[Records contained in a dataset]
--- begin ---
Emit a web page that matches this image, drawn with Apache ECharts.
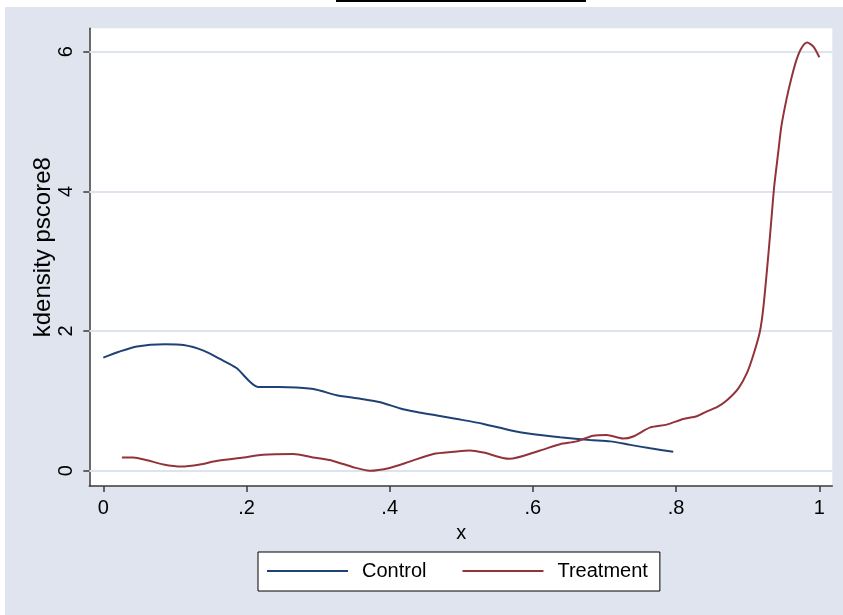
<!DOCTYPE html>
<html>
<head>
<meta charset="utf-8">
<script src="https://cdn.jsdelivr.net/npm/echarts@6/dist/echarts.min.js"></script>
<style>
  html, body { margin: 0; padding: 0; background: #ffffff; }
  #chart { width: 843px; height: 615px; }
</style>
</head>
<body>
<div id="chart"></div>
<script>
// ---- data ----
const controlX = [0, 0.021, 0.047, 0.086, 0.112, 0.140, 0.163, 0.186, 0.216, 0.245, 0.270, 0.298, 0.326, 0.359, 0.387, 0.415, 0.438, 0.466, 0.494, 0.531, 0.568, 0.596, 0.638, 0.680, 0.708, 0.736, 0.764, 0.796];
const controlY = [1.62, 1.70, 1.78, 1.81, 1.80, 1.72, 1.60, 1.47, 1.20, 1.20, 1.19, 1.16, 1.08, 1.03, 0.98, 0.89, 0.84, 0.79, 0.74, 0.67, 0.58, 0.53, 0.48, 0.44, 0.42, 0.37, 0.32, 0.27];

const treatX = [0.026, 0.042, 0.061, 0.084, 0.109, 0.135, 0.158, 0.196, 0.223, 0.265, 0.293, 0.321, 0.349, 0.372, 0.400, 0.428, 0.461, 0.489, 0.512, 0.531, 0.567, 0.610, 0.638, 0.661, 0.684, 0.703, 0.726, 0.740, 0.764, 0.787, 0.810, 0.829, 0.843, 0.857, 0.871, 0.887, 0.899, 0.908, 0.917, 0.922, 0.929, 0.933, 0.937, 0.943, 0.947, 0.954, 0.961, 0.968, 0.975, 0.983, 0.992, 1.000];
const treatY = [0.19, 0.19, 0.15, 0.09, 0.06, 0.09, 0.14, 0.19, 0.23, 0.24, 0.19, 0.14, 0.05, 0.00, 0.04, 0.13, 0.24, 0.27, 0.29, 0.26, 0.17, 0.29, 0.38, 0.42, 0.50, 0.51, 0.46, 0.49, 0.62, 0.66, 0.74, 0.78, 0.85, 0.91, 1.01, 1.18, 1.40, 1.66, 1.99, 2.35, 3.11, 3.59, 4.07, 4.59, 4.93, 5.31, 5.62, 5.88, 6.05, 6.13, 6.07, 5.92];

const seriesNames = ['Control', 'Treatment'];
const xTickLabels = ['0', '.2', '.4', '.6', '.8', '1'];
const yTickLabels = ['0', '2', '4', '6'];
const xTitle = 'x';
const yTitle = 'kdensity pscore8';

// ---- chart ----
const FONT = 'Liberation Sans, Arial, sans-serif';
const BG = '#dfe4ef';
const AXIS = '#3a3a3a';
const zip = (xs, ys) => xs.map((x, i) => [x, ys[i]]);

const chart = echarts.init(document.getElementById('chart'), null, { renderer: 'canvas' });

// pixel geometry of the plot region and data-to-pixel anchors
const plotL = 89.3, plotR = 832.3, plotT = 28.3, plotB = 486;
const x0px = 103.3, x1px = 819.3, y0px = 470.7, y6px = 51.7;
const pxPerX = (x1px - x0px), pxPerY = (y0px - y6px) / 6;
const W = 843, H = 615;

const option = {
  backgroundColor: BG,
  animation: false,
  textStyle: { fontFamily: FONT },
  graphic: [
    { type: 'rect', shape: { x: 0, y: 0, width: W, height: 7 }, style: { fill: '#ffffff' }, z: 100 },
    { type: 'rect', shape: { x: 0, y: 0, width: 5, height: H }, style: { fill: '#ffffff' }, z: 100 },
    { type: 'rect', shape: { x: 336, y: 0, width: 250, height: 2 }, style: { fill: '#000000' }, z: 101 }
  ],
  grid: [
    // 0: full plot region (frame + data)
    { left: plotL, right: W - plotR, top: plotT, bottom: H - plotB, show: true, backgroundColor: '#ffffff', borderWidth: 0, z: 0 },
    // 1: y ticks / gridlines (0..6)
    { left: plotL, right: W - plotR, top: y6px, bottom: H - y0px, show: false },
    // 2: x ticks (0..1)
    { left: x0px, right: W - x1px, top: plotT, bottom: H - plotB, show: false }
  ],
  xAxis: [
    {
      gridIndex: 0, type: 'value', position: 'bottom',
      min: (plotL - x0px) / pxPerX, max: (plotR - x0px) / pxPerX,
      axisLine: { show: true, onZero: false, lineStyle: { color: AXIS, width: 1.5 } },
      axisTick: { show: false }, axisLabel: { show: false }, splitLine: { show: false }
    },
    {
      gridIndex: 1, type: 'value', min: 0, max: 1, show: false,
      axisLine: { onZero: false }
    },
    {
      gridIndex: 2, type: 'value', min: 0, max: 1, interval: 0.2, position: 'bottom',
      axisLine: { show: false, onZero: false },
      axisTick: { show: true, inside: false, length: 6, lineStyle: { color: AXIS, width: 1.5 } },
      axisLabel: {
        show: true, margin: 12, color: '#000', fontSize: 20, fontFamily: FONT,
        formatter: (v, i) => xTickLabels[i]
      },
      splitLine: { show: false },
      name: xTitle, nameLocation: 'middle', nameGap: 37, nameMoveOverlap: false,
      nameTextStyle: { color: '#000', fontSize: 20, fontFamily: FONT }
    }
  ],
  yAxis: [
    {
      gridIndex: 0, type: 'value', position: 'left',
      min: (y0px - plotB) / pxPerY, max: (y0px - plotT) / pxPerY,
      axisLine: { show: true, onZero: false, lineStyle: { color: AXIS, width: 1.5 } },
      axisTick: { show: false }, axisLabel: { show: false }, splitLine: { show: false }
    },
    {
      gridIndex: 1, type: 'value', min: 0, max: 6, interval: 2, z: 1, position: 'left',
      axisLine: { show: false, onZero: false },
      axisTick: { show: true, inside: false, length: 6, lineStyle: { color: AXIS, width: 1.5 } },
      axisLabel: {
        show: true, rotate: 90, margin: 13, color: '#000', fontSize: 20, fontFamily: FONT,
        formatter: (v, i) => yTickLabels[i]
      },
      splitLine: { show: true, lineStyle: { color: '#dde3ef', width: 2 } },
      name: yTitle, nameLocation: 'middle', nameGap: 34, nameRotate: 90, nameMoveOverlap: false,
      nameTextStyle: { color: '#000', fontSize: 24, fontFamily: FONT, padding: [0, 0, 0, 28] }
    },
    {
      gridIndex: 2, type: 'value', min: 0, max: 1, show: false,
      axisLine: { onZero: false }
    }
  ],
  legend: {
    data: seriesNames,
    left: 258, top: 552,
    orient: 'horizontal',
    icon: 'rect', itemWidth: 81, itemHeight: 2, itemGap: 36,
    backgroundColor: '#ffffff', borderColor: '#000000', borderWidth: 1, borderRadius: 0,
    padding: [9, 12, 10, 9],
    textStyle: { color: '#000', fontSize: 20, fontFamily: FONT, padding: [0, 0, 0, 9] }
  },
  series: [
    {
      name: seriesNames[0], type: 'line', xAxisIndex: 0, yAxisIndex: 0,
      data: zip(controlX, controlY), showSymbol: false, symbol: 'none',
      smooth: 0.25, z: 3,
      lineStyle: { color: '#1f4275', width: 2 }, itemStyle: { color: '#1f4275' }
    },
    {
      name: seriesNames[1], type: 'line', xAxisIndex: 0, yAxisIndex: 0,
      data: zip(treatX, treatY), showSymbol: false, symbol: 'none',
      smooth: 0.25, z: 3,
      lineStyle: { color: '#92333c', width: 2 }, itemStyle: { color: '#92333c' }
    }
  ]
};
chart.setOption(option);
</script>
</body>
</html>
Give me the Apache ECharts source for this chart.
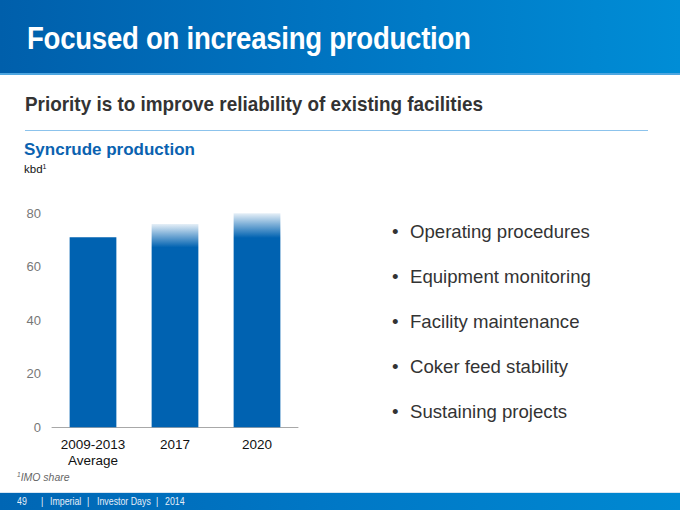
--- end ---
- WORK REQUIRED
Make an exact copy of all entries above, dropping the images.

- PROBLEM SOLUTION
Emit a web page that matches this image, drawn with Apache ECharts.
<!DOCTYPE html>
<html>
<head>
<meta charset="utf-8">
<script src="https://cdn.jsdelivr.net/npm/echarts@6/dist/echarts.min.js"></script>
<style>
  html, body { margin: 0; padding: 0; background: #ffffff; }
  #chart { width: 843px; height: 615px; }
</style>
</head>
<body>
<div id="chart"></div>
<script>
// ---- data ----
const controlX = [0, 0.021, 0.047, 0.086, 0.112, 0.140, 0.163, 0.186, 0.216, 0.245, 0.270, 0.298, 0.326, 0.359, 0.387, 0.415, 0.438, 0.466, 0.494, 0.531, 0.568, 0.596, 0.638, 0.680, 0.708, 0.736, 0.764, 0.796];
const controlY = [1.62, 1.70, 1.78, 1.81, 1.80, 1.72, 1.60, 1.47, 1.20, 1.20, 1.19, 1.16, 1.08, 1.03, 0.98, 0.89, 0.84, 0.79, 0.74, 0.67, 0.58, 0.53, 0.48, 0.44, 0.42, 0.37, 0.32, 0.27];

const treatX = [0.026, 0.042, 0.061, 0.084, 0.109, 0.135, 0.158, 0.196, 0.223, 0.265, 0.293, 0.321, 0.349, 0.372, 0.400, 0.428, 0.461, 0.489, 0.512, 0.531, 0.567, 0.610, 0.638, 0.661, 0.684, 0.703, 0.726, 0.740, 0.764, 0.787, 0.810, 0.829, 0.843, 0.857, 0.871, 0.887, 0.899, 0.908, 0.917, 0.922, 0.929, 0.933, 0.937, 0.943, 0.947, 0.954, 0.961, 0.968, 0.975, 0.983, 0.992, 1.000];
const treatY = [0.19, 0.19, 0.15, 0.09, 0.06, 0.09, 0.14, 0.19, 0.23, 0.24, 0.19, 0.14, 0.05, 0.00, 0.04, 0.13, 0.24, 0.27, 0.29, 0.26, 0.17, 0.29, 0.38, 0.42, 0.50, 0.51, 0.46, 0.49, 0.62, 0.66, 0.74, 0.78, 0.85, 0.91, 1.01, 1.18, 1.40, 1.66, 1.99, 2.35, 3.11, 3.59, 4.07, 4.59, 4.93, 5.31, 5.62, 5.88, 6.05, 6.13, 6.07, 5.92];

const seriesNames = ['Control', 'Treatment'];
const xTickLabels = ['0', '.2', '.4', '.6', '.8', '1'];
const yTickLabels = ['0', '2', '4', '6'];
const xTitle = 'x';
const yTitle = 'kdensity pscore8';

// ---- chart ----
const FONT = 'Liberation Sans, Arial, sans-serif';
const BG = '#dfe4ef';
const AXIS = '#3a3a3a';
const zip = (xs, ys) => xs.map((x, i) => [x, ys[i]]);

const chart = echarts.init(document.getElementById('chart'), null, { renderer: 'canvas' });

// pixel geometry of the plot region and data-to-pixel anchors
const plotL = 89.3, plotR = 832.3, plotT = 28.3, plotB = 486;
const x0px = 103.3, x1px = 819.3, y0px = 470.7, y6px = 51.7;
const pxPerX = (x1px - x0px), pxPerY = (y0px - y6px) / 6;
const W = 843, H = 615;

const option = {
  backgroundColor: BG,
  animation: false,
  textStyle: { fontFamily: FONT },
  graphic: [
    { type: 'rect', shape: { x: 0, y: 0, width: W, height: 7 }, style: { fill: '#ffffff' }, z: 100 },
    { type: 'rect', shape: { x: 0, y: 0, width: 5, height: H }, style: { fill: '#ffffff' }, z: 100 },
    { type: 'rect', shape: { x: 336, y: 0, width: 250, height: 2 }, style: { fill: '#000000' }, z: 101 }
  ],
  grid: [
    // 0: full plot region (frame + data)
    { left: plotL, right: W - plotR, top: plotT, bottom: H - plotB, show: true, backgroundColor: '#ffffff', borderWidth: 0, z: 0 },
    // 1: y ticks / gridlines (0..6)
    { left: plotL, right: W - plotR, top: y6px, bottom: H - y0px, show: false },
    // 2: x ticks (0..1)
    { left: x0px, right: W - x1px, top: plotT, bottom: H - plotB, show: false }
  ],
  xAxis: [
    {
      gridIndex: 0, type: 'value', position: 'bottom',
      min: (plotL - x0px) / pxPerX, max: (plotR - x0px) / pxPerX,
      axisLine: { show: true, onZero: false, lineStyle: { color: AXIS, width: 1.5 } },
      axisTick: { show: false }, axisLabel: { show: false }, splitLine: { show: false }
    },
    {
      gridIndex: 1, type: 'value', min: 0, max: 1, show: false,
      axisLine: { onZero: false }
    },
    {
      gridIndex: 2, type: 'value', min: 0, max: 1, interval: 0.2, position: 'bottom',
      axisLine: { show: false, onZero: false },
      axisTick: { show: true, inside: false, length: 6, lineStyle: { color: AXIS, width: 1.5 } },
      axisLabel: {
        show: true, margin: 12, color: '#000', fontSize: 20, fontFamily: FONT,
        formatter: (v, i) => xTickLabels[i]
      },
      splitLine: { show: false },
      name: xTitle, nameLocation: 'middle', nameGap: 37, nameMoveOverlap: false,
      nameTextStyle: { color: '#000', fontSize: 20, fontFamily: FONT }
    }
  ],
  yAxis: [
    {
      gridIndex: 0, type: 'value', position: 'left',
      min: (y0px - plotB) / pxPerY, max: (y0px - plotT) / pxPerY,
      axisLine: { show: true, onZero: false, lineStyle: { color: AXIS, width: 1.5 } },
      axisTick: { show: false }, axisLabel: { show: false }, splitLine: { show: false }
    },
    {
      gridIndex: 1, type: 'value', min: 0, max: 6, interval: 2, z: 1, position: 'left',
      axisLine: { show: false, onZero: false },
      axisTick: { show: true, inside: false, length: 6, lineStyle: { color: AXIS, width: 1.5 } },
      axisLabel: {
        show: true, rotate: 90, margin: 13, color: '#000', fontSize: 20, fontFamily: FONT,
        formatter: (v, i) => yTickLabels[i]
      },
      splitLine: { show: true, lineStyle: { color: '#dde3ef', width: 2 } },
      name: yTitle, nameLocation: 'middle', nameGap: 34, nameRotate: 90, nameMoveOverlap: false,
      nameTextStyle: { color: '#000', fontSize: 24, fontFamily: FONT, padding: [0, 0, 0, 28] }
    },
    {
      gridIndex: 2, type: 'value', min: 0, max: 1, show: false,
      axisLine: { onZero: false }
    }
  ],
  legend: {
    data: seriesNames,
    left: 258, top: 552,
    orient: 'horizontal',
    icon: 'rect', itemWidth: 81, itemHeight: 2, itemGap: 36,
    backgroundColor: '#ffffff', borderColor: '#000000', borderWidth: 1, borderRadius: 0,
    padding: [9, 12, 10, 9],
    textStyle: { color: '#000', fontSize: 20, fontFamily: FONT, padding: [0, 0, 0, 9] }
  },
  series: [
    {
      name: seriesNames[0], type: 'line', xAxisIndex: 0, yAxisIndex: 0,
      data: zip(controlX, controlY), showSymbol: false, symbol: 'none',
      smooth: 0.25, z: 3,
      lineStyle: { color: '#1f4275', width: 2 }, itemStyle: { color: '#1f4275' }
    },
    {
      name: seriesNames[1], type: 'line', xAxisIndex: 0, yAxisIndex: 0,
      data: zip(treatX, treatY), showSymbol: false, symbol: 'none',
      smooth: 0.25, z: 3,
      lineStyle: { color: '#92333c', width: 2 }, itemStyle: { color: '#92333c' }
    }
  ]
};
chart.setOption(option);
</script>
</body>
</html>
Give me the Apache ECharts source for this chart.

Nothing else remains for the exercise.